I think it does two things: It gives the opportunity for countries who may have been reticent to contribute forces once again to reconsider. I don’t think we’re going to have a great deal of luck there until there’s some greater stability and security on the ground. But on the other hand we are going to have with the president sitting in Sea Island today and tomorrow meeting with the leaders of Europe another chance to revisit the need to share this burden, to work multilaterally. And for the U.N. today is a great victory because it shows once again that the legitimacy of the institution as a convening body for world leaders and for world politics outside of the United States still carries tremendous moral weight in a part of the world which has grave doubts about the U.S.
RAY SUAREZ: Does the U.N., professor, have a lot of credibility in Iraq? Does the passage, the mere passage of this resolution create an opening for the rest of the world to get involved in Iraq in a way that will be welcomed?

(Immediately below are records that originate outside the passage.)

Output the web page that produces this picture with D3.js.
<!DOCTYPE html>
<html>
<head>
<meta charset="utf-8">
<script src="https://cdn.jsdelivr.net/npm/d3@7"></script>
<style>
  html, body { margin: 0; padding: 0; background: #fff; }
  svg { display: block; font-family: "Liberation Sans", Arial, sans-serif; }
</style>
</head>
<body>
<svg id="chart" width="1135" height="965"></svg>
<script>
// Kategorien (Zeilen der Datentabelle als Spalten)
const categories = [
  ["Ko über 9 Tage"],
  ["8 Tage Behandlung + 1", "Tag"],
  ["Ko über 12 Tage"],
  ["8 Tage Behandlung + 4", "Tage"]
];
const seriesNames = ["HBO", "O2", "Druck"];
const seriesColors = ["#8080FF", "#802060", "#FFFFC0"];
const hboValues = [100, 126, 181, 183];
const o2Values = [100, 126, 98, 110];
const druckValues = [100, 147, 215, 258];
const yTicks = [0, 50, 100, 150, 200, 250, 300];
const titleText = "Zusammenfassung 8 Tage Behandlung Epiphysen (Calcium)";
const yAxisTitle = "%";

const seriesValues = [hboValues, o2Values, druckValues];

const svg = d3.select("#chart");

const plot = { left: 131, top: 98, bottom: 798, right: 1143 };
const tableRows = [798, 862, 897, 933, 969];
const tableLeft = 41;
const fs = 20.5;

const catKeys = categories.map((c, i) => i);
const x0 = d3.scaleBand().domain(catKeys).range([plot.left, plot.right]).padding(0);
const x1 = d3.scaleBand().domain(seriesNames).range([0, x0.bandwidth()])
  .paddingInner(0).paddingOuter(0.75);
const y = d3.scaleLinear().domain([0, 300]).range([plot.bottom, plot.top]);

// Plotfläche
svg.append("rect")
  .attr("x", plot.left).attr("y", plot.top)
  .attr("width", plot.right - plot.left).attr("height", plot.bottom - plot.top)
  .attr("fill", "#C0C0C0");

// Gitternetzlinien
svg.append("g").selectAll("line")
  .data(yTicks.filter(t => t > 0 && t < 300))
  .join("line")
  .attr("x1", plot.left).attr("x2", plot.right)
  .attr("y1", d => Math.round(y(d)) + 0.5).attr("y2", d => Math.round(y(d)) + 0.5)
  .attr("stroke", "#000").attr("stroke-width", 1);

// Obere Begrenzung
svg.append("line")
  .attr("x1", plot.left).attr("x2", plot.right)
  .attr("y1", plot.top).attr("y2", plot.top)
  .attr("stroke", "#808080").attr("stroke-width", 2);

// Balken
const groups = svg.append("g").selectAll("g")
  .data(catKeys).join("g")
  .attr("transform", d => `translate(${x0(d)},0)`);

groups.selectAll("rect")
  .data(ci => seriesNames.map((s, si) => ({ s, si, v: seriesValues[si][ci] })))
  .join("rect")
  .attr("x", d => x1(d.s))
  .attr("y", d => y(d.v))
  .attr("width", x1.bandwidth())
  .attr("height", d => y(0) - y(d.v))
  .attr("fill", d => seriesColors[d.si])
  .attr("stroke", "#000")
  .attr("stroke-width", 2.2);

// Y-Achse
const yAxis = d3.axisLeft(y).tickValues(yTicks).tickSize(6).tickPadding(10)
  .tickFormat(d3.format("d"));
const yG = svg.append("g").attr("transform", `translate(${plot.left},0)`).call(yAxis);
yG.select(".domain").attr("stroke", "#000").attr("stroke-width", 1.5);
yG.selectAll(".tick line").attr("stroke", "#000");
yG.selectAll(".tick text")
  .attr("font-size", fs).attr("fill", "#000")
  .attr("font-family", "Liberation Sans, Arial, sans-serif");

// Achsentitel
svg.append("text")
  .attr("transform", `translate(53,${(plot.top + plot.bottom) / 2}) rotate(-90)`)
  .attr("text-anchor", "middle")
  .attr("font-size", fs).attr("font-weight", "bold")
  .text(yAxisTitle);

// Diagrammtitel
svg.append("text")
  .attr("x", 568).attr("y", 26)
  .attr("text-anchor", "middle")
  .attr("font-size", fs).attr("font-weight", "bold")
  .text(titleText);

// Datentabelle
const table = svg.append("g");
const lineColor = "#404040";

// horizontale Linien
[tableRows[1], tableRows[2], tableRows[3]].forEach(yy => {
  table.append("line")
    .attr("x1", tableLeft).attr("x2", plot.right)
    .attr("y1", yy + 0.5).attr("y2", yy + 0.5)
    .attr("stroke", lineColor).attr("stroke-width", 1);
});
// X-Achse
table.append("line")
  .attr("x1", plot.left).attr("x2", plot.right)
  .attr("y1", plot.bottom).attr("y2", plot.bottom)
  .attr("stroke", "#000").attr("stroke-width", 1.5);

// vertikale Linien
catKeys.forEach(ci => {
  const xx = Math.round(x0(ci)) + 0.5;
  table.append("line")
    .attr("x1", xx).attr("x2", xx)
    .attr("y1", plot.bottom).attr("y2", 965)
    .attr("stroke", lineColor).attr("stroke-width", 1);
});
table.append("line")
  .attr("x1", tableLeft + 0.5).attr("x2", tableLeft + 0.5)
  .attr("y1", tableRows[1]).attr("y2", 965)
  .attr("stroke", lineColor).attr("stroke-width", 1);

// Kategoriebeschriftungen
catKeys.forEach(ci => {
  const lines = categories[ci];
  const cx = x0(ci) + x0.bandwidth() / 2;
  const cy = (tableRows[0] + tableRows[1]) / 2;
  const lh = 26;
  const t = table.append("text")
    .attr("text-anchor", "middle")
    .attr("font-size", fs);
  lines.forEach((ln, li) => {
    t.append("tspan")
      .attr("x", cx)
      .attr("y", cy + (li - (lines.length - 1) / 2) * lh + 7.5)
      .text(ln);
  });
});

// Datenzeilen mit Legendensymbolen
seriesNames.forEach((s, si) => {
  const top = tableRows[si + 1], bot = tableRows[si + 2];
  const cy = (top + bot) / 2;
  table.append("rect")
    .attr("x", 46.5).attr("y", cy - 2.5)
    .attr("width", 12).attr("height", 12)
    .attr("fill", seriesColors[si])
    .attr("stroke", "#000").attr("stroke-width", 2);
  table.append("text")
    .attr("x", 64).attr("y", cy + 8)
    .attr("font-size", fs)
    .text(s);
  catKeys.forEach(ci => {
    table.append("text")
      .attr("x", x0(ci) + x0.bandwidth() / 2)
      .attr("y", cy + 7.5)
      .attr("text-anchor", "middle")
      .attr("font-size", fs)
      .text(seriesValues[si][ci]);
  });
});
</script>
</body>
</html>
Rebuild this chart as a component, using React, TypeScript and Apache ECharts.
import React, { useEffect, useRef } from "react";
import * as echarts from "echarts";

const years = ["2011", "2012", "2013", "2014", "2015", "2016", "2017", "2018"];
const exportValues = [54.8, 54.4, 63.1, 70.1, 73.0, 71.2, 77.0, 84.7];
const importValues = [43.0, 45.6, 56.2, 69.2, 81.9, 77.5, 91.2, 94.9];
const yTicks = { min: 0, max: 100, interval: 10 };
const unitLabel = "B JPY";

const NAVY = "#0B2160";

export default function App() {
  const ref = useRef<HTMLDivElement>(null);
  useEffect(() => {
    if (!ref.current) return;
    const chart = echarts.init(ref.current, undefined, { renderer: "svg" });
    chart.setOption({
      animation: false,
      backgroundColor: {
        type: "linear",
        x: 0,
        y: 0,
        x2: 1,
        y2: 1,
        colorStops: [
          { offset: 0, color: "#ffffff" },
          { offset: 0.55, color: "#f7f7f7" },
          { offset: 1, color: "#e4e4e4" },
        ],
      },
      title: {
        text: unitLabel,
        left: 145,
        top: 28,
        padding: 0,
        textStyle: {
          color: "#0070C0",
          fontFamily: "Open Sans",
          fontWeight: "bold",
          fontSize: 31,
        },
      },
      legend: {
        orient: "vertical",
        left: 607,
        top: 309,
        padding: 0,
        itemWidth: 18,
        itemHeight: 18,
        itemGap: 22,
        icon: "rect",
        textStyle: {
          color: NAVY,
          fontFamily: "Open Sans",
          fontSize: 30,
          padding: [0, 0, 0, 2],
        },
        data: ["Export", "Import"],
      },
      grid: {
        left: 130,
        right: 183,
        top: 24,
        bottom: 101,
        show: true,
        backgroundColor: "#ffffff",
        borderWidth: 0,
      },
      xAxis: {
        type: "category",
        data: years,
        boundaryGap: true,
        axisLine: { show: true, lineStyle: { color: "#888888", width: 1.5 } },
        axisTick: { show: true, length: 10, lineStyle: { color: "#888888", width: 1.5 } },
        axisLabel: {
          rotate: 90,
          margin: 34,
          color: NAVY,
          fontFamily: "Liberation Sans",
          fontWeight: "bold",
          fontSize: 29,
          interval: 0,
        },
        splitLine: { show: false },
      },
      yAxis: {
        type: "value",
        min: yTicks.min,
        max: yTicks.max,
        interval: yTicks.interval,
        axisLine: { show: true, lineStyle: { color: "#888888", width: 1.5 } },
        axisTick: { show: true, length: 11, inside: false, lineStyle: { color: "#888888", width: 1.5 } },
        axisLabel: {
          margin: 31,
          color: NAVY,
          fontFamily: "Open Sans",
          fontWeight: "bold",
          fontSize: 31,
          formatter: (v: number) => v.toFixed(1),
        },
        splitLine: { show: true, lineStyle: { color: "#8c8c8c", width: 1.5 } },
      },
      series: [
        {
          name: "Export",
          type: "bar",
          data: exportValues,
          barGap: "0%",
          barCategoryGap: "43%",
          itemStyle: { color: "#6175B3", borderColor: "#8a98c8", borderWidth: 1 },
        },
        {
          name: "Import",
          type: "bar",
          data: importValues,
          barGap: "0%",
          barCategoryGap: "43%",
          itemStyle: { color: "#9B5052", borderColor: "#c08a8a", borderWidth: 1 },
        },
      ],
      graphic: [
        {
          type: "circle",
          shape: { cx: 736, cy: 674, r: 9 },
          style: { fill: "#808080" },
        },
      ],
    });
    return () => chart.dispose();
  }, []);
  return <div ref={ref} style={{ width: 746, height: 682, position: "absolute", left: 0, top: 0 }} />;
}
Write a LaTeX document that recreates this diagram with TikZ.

JUAN COLE: Well, I think the U.N. Security Council resolution certainly will bestow a legitimacy on this government that it could otherwise have had had it simply been created by the United States. You have to think now, this government is going to want a seat at the United Nations. I think the resolution means that it will get that. It’s going to want a seat at the Arab League. That’s been a contentious issue. I think this will help it.
So in that sense of getting recognition, yes, it will help the government to be recognized as legitimate. However, I don’t believe that this resolution commits anyone to help in any practical way with security or other affairs in Iraq. Indeed as long as you have such a terrible security situation and there were all those bombs and deaths and woundings today — until that situation can be addressed, I don’t think the economy can move forward. I don’t think anybody in their right mind is going to want to send troops to help out. So it really remains the job of this government and the United States to work together to move towards a better security.
RAY SUAREZ: Juan Cole, Johanna Mendelson Forman, thank you both.